Au départ, lorsque la castration était un phénomène
plutôt rare, on pouvait croire que les chanteurs châtrés
qui prétendaient l'avoir été par maladie ou nécessité
le disaient à juste titre. En revanche, quand le nombre de castrats commença
à augmenter fortement, l'explication devint moins valable car beaucoup
utilisée et alors certains mécènes qui jusque là
se contentaient de leur enseigner sous l'autorité de l'Eglise le chant
religieux, prirent en charge de jeunes chanteurs individuellement pour les castrer
volontairement sans le faire savoir afin de les faire travailler à un
rythme effréné pour les destiner à l'opéra. Et ce
fut un succès phénoménal.
Grâce à l'influence de Papes passionnés d'opéras
tels Urbains VIII Barberini et Clément IX Rospigliosi, certains chanteurs
de chapelle castrats furent autorisés, vers la moitié du XVIIème
siècle, à apparaître dans des opéras. Mais ces opéras
auxquels ils prenaient part revêtaient tout de même un caractère
sacré. Un peu plus tard, cette façon d'agir aurait été
désapprouvée par des papes plus rigoureux.

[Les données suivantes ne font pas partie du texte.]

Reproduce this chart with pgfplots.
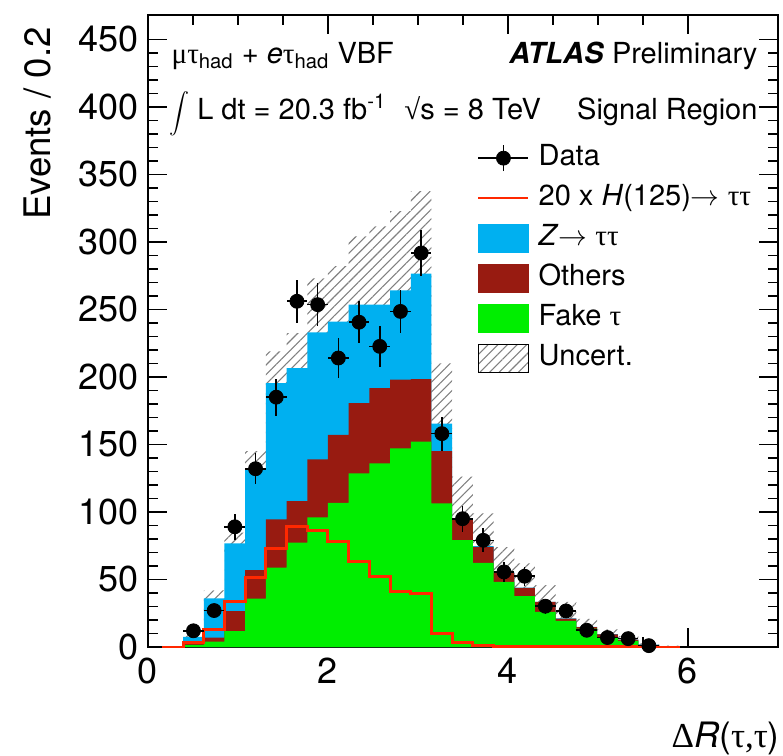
\documentclass[border=0pt]{standalone}
\usepackage{pgfplots}
\pgfplotsset{compat=1.18}
\usepackage{pgfplotstable}
\usepackage{fontspec}
\setmainfont{TeX Gyre Heros}
\newfontfamily\gr{Liberation Serif}
\usetikzlibrary{calc,patterns,patterns.meta}
\usepgfplotslibrary{fillbetween}
\definecolor{zblue}{RGB}{0,176,240}
\definecolor{othred}{RGB}{152,27,17}
\definecolor{fakegreen}{RGB}{0,238,0}
\definecolor{sigred}{RGB}{255,40,0}

% left bin edge, stacked tops (Fake, +Others, +Ztautau), uncertainty band, 20xH signal
\pgfplotstableread{
x     G      O      Z      up     lo     sig
0.16  0      0      0      0      0      0
0.39  1.5    3      7.5    9.5    5.5    3.5
0.62  4      7      36     42     30     12.8
0.85  11.7   26.5   76.7   84.7   68.7   33.6
1.08  35.9   56.9   131    145    117    51.8
1.31  58.8   94.5   195.4  218.9  171.9  73
1.54  77.3   108    206.5  232.5  180.5  89
1.77  96     139    233    273    193    86.6
2.00  106.8  157    241    282    200    77.9
2.23  128.6  180.6  253.5  304    203    63
2.46  136    191.7  253.5  311.5  195.5  52.4
2.69  147    197.9  264.1  322.7  205.5  40.9
2.92  152    198.4  276.5  337.5  215.5  39.3
3.15  106.4  145    165.5  210    121    10
3.38  79.2   94     95.2   126.2  64.2   3
3.61  62.3   74.2   74.7   99     50.4   0.8
3.84  48.2   54.9   55.2   74     36.4   0.4
4.07  37.6   43.8   44     62     26     0.3
4.30  26     33.4   33.5   45.8   21.2   0.2
4.53  19.3   21     21.2   33.4   9      0.2
4.76  13.6   14.8   14.9   20.9   8.9    0.1
4.99  7.4    9.4    9.5    13     6      0.1
5.22  4.5    5.4    5.5    8      3      0.1
5.45  1.3    1.6    1.7    2.7    0.7    0
5.68  0.5    0.6    0.6    1.1    0.1    0
5.91  0.5    0.6    0.6    1.1    0.1    0
}\hist

\pgfplotstableread{
x      y      ex     ey
0.505  12     0.115  3.5
0.735  27     0.115  5.2
0.965  89     0.115  9.4
1.195  132    0.115  11.5
1.425  185    0.115  13.6
1.655  256    0.115  16
1.885  253.5  0.115  15.9
2.115  214    0.115  14.6
2.345  240.5  0.115  15.5
2.575  222.6  0.115  14.9
2.805  248.5  0.115  15.8
3.035  291.8  0.115  17.1
3.265  158    0.115  12.6
3.495  95     0.115  9.7
3.725  79     0.115  8.9
3.955  55.6   0.115  7.5
4.185  52.4   0.115  7.2
4.415  30.2   0.115  5.5
4.645  26.7   0.115  5.2
4.875  12.4   0.115  3.5
5.105  7      0.115  2.6
5.335  6.2    0.115  2.5
5.565  1      0.115  1
}\data

\begin{document}
\begin{tikzpicture}
\begin{axis}[
  name=ax,
  scale only axis,
  width=315pt, height=316pt,
  xmin=0, xmax=7, ymin=0, ymax=468,
  axis line style={line width=0.75pt},
  xtick={0,2,4,6}, minor x tick num=3,
  ytick={0,50,...,450}, minor y tick num=4,
  xtick pos=both, ytick pos=both,
  xticklabel pos=lower, yticklabel pos=left,
  tick align=inside,
  major tick length=9.5pt, minor tick length=5pt,
  tick style={line width=0.75pt, black},
  /pgf/number format/assume math mode=true,
  ticklabel style={font=\fontsize{18}{18}\selectfont},
  xticklabel style={yshift=-2pt},
  yticklabel style={xshift=-1pt},
  legend style={at={(0.522,0.801)}, anchor=north west, draw=none, fill=none,
    inner sep=0pt, font=\fontsize{14.5}{14.5}\selectfont,
    nodes={text height=11pt, text depth=4pt, inner sep=1pt},
    row sep=3pt, cells={anchor=west},
    /tikz/every odd column/.style={column sep=3.5pt}},
  legend cell align=left,
]
% stacked histograms
\addplot[const plot, fill=zblue, draw=none, forget plot] table[x=x,y=Z]{\hist} \closedcycle;
\addplot[const plot, fill=othred, draw=none, forget plot] table[x=x,y=O]{\hist} \closedcycle;
\addplot[const plot, fill=fakegreen, draw=none, forget plot] table[x=x,y=G]{\hist} \closedcycle;
% uncertainty band
\addplot[const plot, draw=none, name path=up, forget plot] table[x=x,y=up]{\hist};
\addplot[const plot, draw=none, name path=lo, forget plot] table[x=x,y=lo]{\hist};
\addplot[pattern={Lines[angle=45,distance=3.4pt,line width=0.55pt]}, pattern color=black!50, draw=none, forget plot] fill between[of=up and lo];
% signal
\addplot[const plot, sigred, line width=1.5pt, forget plot] table[x=x,y=sig]{\hist};
% data
\addplot[only marks, mark=*, mark size=3.5pt, black, forget plot,
  error bars/.cd, x dir=both, x explicit, y dir=both, y explicit,
  error mark=none, error bar style={line width=0.8pt, black}]
  table[x=x,y=y,x error=ex,y error=ey]{\data};

\addlegendimage{legend image code/.code={
  \draw[black,line width=0.8pt] (0pt,0pt) -- (25pt,0pt);
  \draw[black,line width=0.8pt] (12.5pt,-6.5pt) -- (12.5pt,6.5pt);
  \fill[black] (12.5pt,0pt) circle (3.5pt);}}
\addlegendentry{Data}
\addlegendimage{legend image code/.code={
  \draw[sigred,line width=1.2pt] (0pt,0pt) -- (25pt,0pt);}}
\addlegendentry{20 x \textit{H}(125)$\rightarrow$ {\gr ττ}}
\addlegendimage{legend image code/.code={
  \fill[zblue] (0pt,-7pt) rectangle (25pt,7pt);}}
\addlegendentry{\textit{Z}$\rightarrow$ {\gr ττ}}
\addlegendimage{legend image code/.code={
  \fill[othred] (0pt,-7pt) rectangle (25pt,7pt);}}
\addlegendentry{Others}
\addlegendimage{legend image code/.code={
  \fill[fakegreen] (0pt,-7pt) rectangle (25pt,7pt);}}
\addlegendentry{Fake {\gr τ}}
\addlegendimage{legend image code/.code={
  \fill[pattern={Lines[angle=45,distance=3.4pt,line width=0.55pt]}, pattern color=black!50] (0pt,-7pt) rectangle (25pt,7pt);}}
\addlegendentry{Uncert.}

% annotations
\node[anchor=base west, font=\fontsize{14.5}{14.5}\selectfont, inner sep=0pt]
  at (rel axis cs:0.037,0.9236) {{\gr μτ}\textsubscript{had} + \textit{e}{\gr τ}\textsubscript{had} VBF};
\node[anchor=base east, font=\fontsize{14.5}{14.5}\selectfont, inner sep=0pt]
  at (rel axis cs:0.968,0.9236) {\textbf{\textit{ATLAS}} Preliminary};
\node[anchor=base west, font=\fontsize{14.5}{14.5}\selectfont, inner sep=0pt]
  at (rel axis cs:0.033,0.835) {{\fontsize{11}{11}\selectfont$\displaystyle\int$} L dt = 20.3 fb\textsuperscript{-1}\hspace{9pt}{\gr √}s = 8 TeV};
\node[anchor=base east, font=\fontsize{14.5}{14.5}\selectfont, inner sep=0pt]
  at (rel axis cs:0.968,0.835) {Signal Region};
\coordinate (bbsw) at (rel axis cs:0,0);
\coordinate (bbne) at (rel axis cs:1,1);
\coordinate (bbnw) at (rel axis cs:0,1);
\coordinate (bbse) at (rel axis cs:1,0);
\end{axis}
\node[anchor=base east, font=\fontsize{18.3}{18.3}\selectfont, inner sep=0pt, xshift=-48.5pt, yshift=-6pt, rotate=90]
  at (bbnw) {Events / 0.2};
\node[anchor=base east, font=\fontsize{17.5}{17.5}\selectfont, inner sep=0pt, xshift=1pt, yshift=-50pt]
  at (bbse) {{\gr Δ}\textit{R}({\gr τ,τ})};
\pgfresetboundingbox
\useasboundingbox ($(bbsw)+(-74pt,-54.5pt)$) rectangle ($(bbne)+(2.5pt,7.5pt)$);
\end{tikzpicture}
\end{document}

Cette pratique devint moins acceptable au cours du XVIIème siècle. Beaucoup de castrats la justifiaient en affirmant que dans leur enfance elle avait été nécessaire à cause d'une maladie ou d'un besoin. Une des motivations les plus en vogue était la morsure de cygne ou d'une bête sauvage. Farinelli se justifia par une chute de cheval. A la moitié du XIXème siècle, où le nombre de castrats commençait à diminuer considérablement, tous ceux qui restaient à la Chapelle Sixtine se disaient victimes de (maiali ?).
La pression de la concurrence dut être forte puisqu'à un certain point les autorités de Saint Pierre étaient contraintes à licencier chaque chanteur qui se serait absenté sans permission poue aller chanter à l'opéra.
Les postes dans les cours ecclésiastiques étaient maintenus à vie et offraient le plus souvent la perspective d'une sorte de pension (pouvaient devenir de vrais serviteurs de la couronne, maîtres de fête, diplomates). Ensuite les + riches pouvaient se retirer tranquillement dans des villas de campagne luxueuses.
De par leur apparence qui présente un personnage difforme et quelque part surprenante, dès l'instant qu'un Castrat se mettait à chanter, le public était comme envoûté par cette voix extraordinaire. A ce moment précis, les gens faisaient abstraction de son physique ou l'assimilaient à une créature fantastique embellie par sa voix. Le Castrat était en fait, à la fois un monstre de par son physique mais surtout, il ressortait bien comme une créature divine grâce à sa voix et l'émotion qu'il faisait passer.
"Le Castrat n'est ni homme ni femme, voix de femme dans un corps d'homme, union du masculin et du féminin : plénitude retrouvée."